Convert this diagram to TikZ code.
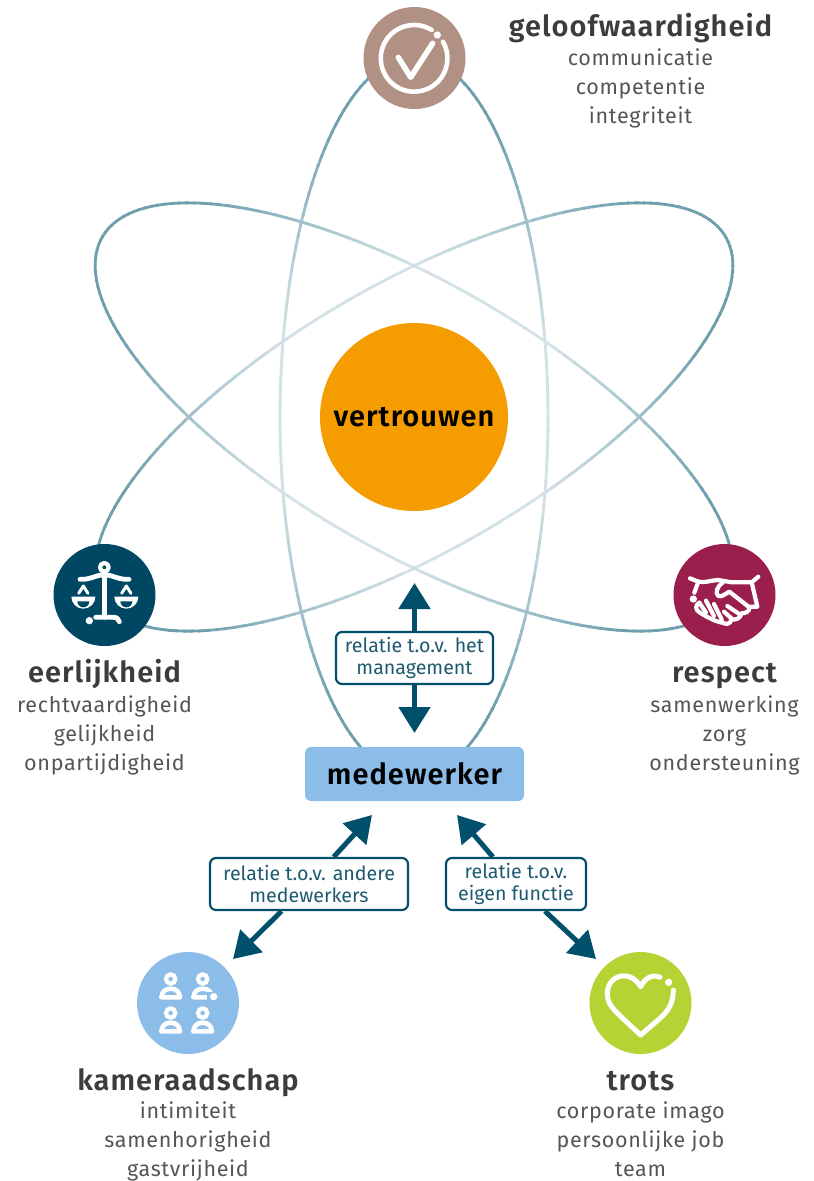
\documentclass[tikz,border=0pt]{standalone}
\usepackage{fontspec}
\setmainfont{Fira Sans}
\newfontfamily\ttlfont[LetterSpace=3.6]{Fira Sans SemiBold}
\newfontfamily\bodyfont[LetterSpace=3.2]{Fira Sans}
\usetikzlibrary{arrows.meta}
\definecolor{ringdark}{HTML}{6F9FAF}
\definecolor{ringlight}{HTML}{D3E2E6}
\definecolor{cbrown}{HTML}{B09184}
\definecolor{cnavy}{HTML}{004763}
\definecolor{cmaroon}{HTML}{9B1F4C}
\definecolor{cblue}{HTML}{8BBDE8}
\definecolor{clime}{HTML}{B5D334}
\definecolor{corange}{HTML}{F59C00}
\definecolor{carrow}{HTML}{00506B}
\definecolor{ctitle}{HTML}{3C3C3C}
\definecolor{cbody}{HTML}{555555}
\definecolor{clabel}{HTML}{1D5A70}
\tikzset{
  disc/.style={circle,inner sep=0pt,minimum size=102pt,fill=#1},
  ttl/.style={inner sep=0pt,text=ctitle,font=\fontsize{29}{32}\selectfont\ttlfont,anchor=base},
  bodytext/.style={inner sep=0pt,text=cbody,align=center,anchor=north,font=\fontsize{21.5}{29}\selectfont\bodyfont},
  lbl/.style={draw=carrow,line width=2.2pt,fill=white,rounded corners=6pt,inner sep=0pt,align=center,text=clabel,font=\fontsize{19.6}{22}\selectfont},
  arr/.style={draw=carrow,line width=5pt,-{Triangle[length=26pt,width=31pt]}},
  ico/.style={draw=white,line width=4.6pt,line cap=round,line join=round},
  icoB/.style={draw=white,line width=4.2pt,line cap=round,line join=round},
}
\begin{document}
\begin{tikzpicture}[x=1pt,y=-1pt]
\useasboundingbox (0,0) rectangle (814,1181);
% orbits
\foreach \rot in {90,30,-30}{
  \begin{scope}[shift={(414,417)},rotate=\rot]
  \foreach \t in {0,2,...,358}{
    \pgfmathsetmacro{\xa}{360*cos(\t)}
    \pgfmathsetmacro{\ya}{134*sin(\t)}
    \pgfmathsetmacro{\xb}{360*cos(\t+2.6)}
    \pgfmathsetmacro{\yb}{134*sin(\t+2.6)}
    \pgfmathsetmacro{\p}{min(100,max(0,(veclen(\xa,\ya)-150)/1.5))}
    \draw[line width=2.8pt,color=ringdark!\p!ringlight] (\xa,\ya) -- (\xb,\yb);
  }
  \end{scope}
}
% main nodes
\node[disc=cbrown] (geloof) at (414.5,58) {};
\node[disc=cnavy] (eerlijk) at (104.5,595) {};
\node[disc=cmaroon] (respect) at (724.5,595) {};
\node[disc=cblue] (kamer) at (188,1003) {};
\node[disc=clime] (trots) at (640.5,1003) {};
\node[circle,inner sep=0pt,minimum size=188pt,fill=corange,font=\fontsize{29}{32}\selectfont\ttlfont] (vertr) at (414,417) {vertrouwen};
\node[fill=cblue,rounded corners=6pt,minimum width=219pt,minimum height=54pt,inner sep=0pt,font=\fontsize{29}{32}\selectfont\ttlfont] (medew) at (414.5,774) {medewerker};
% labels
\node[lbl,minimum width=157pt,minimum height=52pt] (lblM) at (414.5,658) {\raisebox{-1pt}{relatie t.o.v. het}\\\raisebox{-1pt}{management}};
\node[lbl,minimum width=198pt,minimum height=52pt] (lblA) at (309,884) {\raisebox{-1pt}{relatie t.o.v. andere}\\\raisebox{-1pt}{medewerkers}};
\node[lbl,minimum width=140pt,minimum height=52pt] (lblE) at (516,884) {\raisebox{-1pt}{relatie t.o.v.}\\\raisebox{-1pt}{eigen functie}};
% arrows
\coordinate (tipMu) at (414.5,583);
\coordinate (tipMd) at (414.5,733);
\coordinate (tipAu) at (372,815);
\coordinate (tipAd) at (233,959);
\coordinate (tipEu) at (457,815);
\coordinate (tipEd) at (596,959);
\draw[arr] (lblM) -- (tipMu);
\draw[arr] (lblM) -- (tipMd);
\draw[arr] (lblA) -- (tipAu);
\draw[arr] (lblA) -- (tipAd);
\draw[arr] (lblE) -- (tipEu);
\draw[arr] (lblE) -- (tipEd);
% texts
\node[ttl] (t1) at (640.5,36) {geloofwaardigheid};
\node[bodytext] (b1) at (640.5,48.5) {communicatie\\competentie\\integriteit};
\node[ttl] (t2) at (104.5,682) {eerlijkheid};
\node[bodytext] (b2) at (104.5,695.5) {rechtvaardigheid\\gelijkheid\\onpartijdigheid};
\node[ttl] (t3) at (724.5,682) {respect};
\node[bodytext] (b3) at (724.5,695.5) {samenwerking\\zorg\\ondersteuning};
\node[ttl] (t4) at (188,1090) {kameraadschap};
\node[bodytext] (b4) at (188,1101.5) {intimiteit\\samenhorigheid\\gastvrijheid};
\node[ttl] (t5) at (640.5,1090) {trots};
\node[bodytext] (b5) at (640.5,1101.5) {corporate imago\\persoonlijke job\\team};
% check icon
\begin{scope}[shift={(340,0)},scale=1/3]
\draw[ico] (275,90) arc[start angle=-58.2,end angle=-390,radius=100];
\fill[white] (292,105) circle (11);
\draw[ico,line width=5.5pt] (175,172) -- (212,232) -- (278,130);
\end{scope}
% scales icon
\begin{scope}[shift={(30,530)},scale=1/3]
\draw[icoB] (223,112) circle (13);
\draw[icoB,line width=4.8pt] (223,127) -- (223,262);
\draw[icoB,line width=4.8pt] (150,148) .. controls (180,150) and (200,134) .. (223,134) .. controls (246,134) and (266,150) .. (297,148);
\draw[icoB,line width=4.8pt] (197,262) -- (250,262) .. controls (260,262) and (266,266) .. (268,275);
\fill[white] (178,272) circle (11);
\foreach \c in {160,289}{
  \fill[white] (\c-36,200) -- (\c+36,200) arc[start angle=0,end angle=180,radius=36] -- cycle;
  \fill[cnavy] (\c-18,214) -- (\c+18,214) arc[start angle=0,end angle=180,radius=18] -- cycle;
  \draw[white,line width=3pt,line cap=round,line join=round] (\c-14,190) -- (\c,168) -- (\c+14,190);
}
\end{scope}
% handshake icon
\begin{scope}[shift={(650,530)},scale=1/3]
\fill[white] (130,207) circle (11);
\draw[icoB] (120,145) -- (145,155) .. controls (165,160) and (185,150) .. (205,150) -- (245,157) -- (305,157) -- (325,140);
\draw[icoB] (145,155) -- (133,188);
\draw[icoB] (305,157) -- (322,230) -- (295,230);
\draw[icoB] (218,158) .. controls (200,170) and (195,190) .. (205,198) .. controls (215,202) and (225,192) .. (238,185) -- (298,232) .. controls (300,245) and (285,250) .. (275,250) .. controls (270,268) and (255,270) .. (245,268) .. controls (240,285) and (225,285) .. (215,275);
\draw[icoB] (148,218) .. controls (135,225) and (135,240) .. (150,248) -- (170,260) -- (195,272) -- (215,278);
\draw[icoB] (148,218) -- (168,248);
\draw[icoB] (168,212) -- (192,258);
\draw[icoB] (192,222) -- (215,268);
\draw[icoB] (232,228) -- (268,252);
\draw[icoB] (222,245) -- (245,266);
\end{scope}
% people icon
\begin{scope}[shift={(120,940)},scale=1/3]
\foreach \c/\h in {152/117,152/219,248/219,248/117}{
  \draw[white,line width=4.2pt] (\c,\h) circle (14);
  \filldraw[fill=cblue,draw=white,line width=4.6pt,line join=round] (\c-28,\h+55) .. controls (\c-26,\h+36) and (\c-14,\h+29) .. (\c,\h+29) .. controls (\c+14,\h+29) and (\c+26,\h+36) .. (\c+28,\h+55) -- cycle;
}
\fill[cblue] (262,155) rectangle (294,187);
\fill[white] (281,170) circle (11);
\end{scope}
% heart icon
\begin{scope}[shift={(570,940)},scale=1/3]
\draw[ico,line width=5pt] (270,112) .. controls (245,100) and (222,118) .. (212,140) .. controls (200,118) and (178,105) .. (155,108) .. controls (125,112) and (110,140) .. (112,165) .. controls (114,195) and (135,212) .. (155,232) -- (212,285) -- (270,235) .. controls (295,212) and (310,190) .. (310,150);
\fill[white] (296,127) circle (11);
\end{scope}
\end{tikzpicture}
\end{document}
§
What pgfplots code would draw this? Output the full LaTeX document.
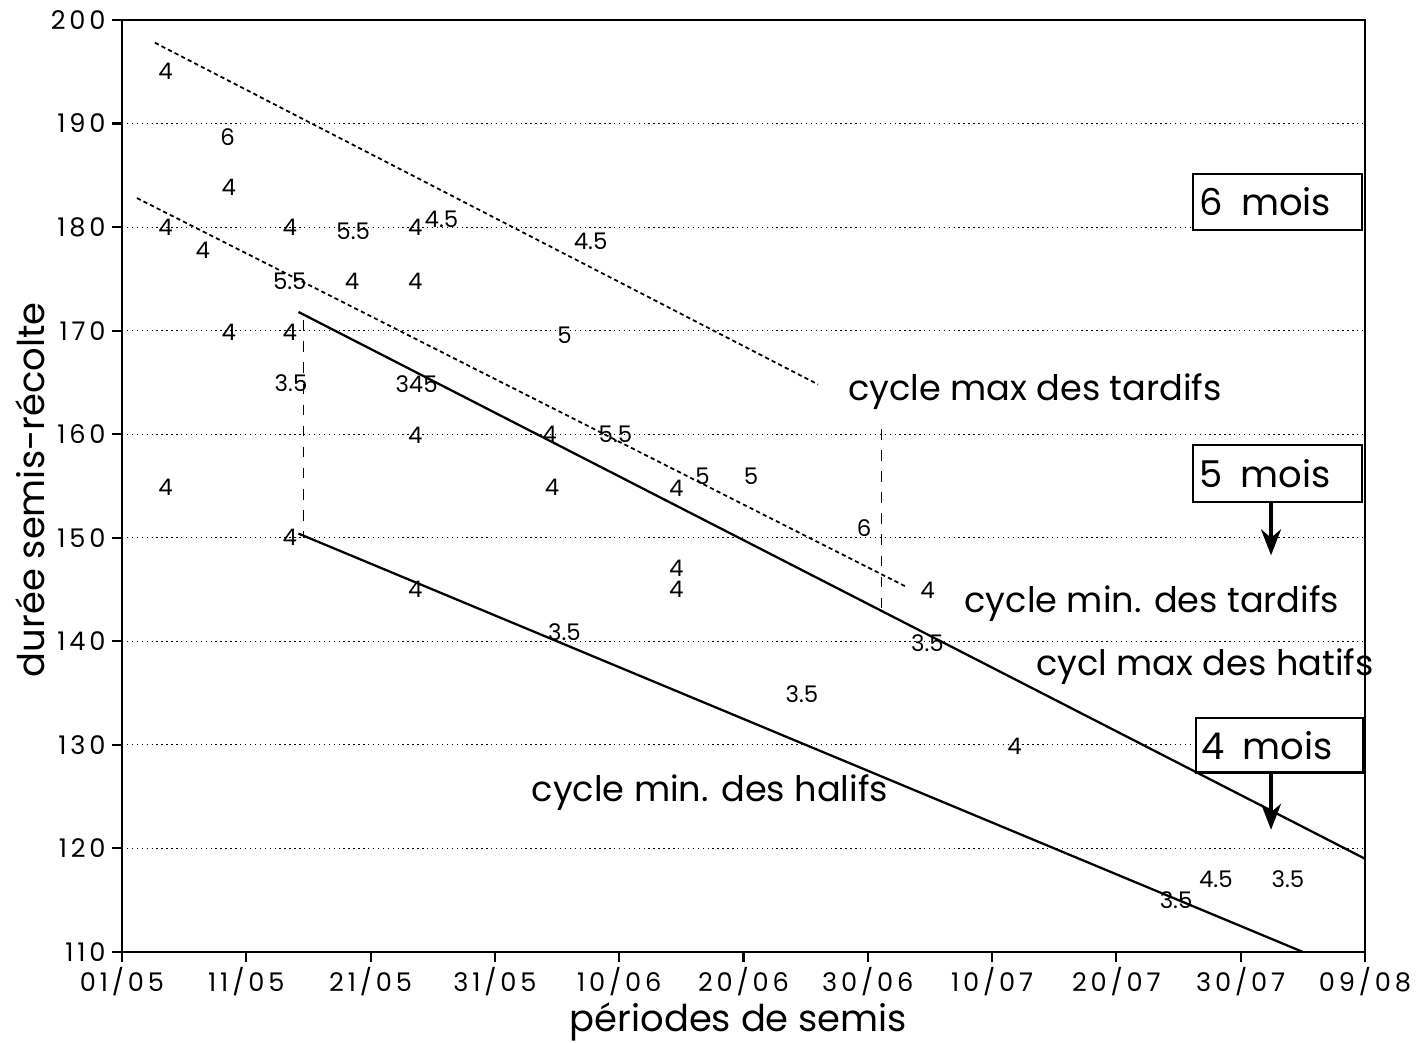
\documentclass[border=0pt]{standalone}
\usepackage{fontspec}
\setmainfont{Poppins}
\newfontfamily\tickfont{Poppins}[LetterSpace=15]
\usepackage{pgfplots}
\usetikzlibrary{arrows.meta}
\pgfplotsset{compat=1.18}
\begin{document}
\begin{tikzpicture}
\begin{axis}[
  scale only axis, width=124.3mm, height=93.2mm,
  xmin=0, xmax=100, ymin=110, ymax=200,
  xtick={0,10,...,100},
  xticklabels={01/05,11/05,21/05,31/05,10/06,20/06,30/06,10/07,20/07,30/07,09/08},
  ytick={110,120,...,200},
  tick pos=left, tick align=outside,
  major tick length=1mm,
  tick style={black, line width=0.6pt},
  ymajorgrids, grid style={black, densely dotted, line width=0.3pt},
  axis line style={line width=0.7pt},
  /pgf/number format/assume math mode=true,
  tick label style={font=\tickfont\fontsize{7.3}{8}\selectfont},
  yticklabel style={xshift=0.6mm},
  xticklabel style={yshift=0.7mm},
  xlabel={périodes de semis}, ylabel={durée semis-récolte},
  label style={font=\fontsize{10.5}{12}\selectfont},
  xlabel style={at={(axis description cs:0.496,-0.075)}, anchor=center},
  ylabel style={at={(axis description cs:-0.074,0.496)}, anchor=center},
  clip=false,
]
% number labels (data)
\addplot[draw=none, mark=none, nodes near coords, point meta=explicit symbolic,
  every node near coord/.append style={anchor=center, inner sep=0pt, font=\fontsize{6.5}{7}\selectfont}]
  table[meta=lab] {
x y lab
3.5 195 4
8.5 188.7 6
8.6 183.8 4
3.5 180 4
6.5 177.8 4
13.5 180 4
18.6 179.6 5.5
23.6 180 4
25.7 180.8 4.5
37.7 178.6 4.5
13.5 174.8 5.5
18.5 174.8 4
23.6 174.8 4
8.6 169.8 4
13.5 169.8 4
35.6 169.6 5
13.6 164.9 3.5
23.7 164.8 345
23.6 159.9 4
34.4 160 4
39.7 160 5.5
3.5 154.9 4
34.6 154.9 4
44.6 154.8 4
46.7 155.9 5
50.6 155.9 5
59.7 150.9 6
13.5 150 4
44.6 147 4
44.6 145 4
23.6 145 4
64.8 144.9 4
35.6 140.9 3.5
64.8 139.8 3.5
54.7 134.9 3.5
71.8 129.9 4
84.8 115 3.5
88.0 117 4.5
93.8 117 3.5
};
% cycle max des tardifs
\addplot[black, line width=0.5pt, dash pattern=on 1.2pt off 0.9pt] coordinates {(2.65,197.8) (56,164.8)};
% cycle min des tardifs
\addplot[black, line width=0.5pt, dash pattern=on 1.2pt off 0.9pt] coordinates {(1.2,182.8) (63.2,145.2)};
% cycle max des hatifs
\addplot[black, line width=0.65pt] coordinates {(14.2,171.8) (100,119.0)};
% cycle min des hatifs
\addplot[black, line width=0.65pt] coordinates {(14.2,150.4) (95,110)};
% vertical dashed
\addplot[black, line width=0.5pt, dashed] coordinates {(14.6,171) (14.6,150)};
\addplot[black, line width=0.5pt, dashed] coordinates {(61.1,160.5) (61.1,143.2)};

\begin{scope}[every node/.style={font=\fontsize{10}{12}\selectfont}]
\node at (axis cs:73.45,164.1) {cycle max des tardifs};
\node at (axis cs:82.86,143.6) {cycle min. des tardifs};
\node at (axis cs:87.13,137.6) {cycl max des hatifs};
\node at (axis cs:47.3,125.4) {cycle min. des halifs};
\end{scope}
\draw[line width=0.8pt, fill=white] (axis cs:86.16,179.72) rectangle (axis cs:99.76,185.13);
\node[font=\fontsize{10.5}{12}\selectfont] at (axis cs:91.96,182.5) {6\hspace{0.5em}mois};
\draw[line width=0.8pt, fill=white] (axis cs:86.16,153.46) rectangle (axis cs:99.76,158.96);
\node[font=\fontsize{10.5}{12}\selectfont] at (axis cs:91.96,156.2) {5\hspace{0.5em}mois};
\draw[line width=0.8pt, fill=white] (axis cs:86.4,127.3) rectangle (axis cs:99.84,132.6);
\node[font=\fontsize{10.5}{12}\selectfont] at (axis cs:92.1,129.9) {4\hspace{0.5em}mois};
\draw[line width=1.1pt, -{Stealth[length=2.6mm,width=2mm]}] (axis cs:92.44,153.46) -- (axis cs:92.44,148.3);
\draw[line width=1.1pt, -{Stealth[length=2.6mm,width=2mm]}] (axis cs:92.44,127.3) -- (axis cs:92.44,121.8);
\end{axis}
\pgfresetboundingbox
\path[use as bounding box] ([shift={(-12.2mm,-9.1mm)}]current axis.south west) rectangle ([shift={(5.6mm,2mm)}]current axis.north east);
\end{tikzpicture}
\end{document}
§
:: GOAL ::
Gather every line from the listing above in which "this" appears, and copy those lines.

:: FINISHED TASK ::
Convert this diagram to TikZ code.
What pgfplots code would draw this? Output the full LaTeX document.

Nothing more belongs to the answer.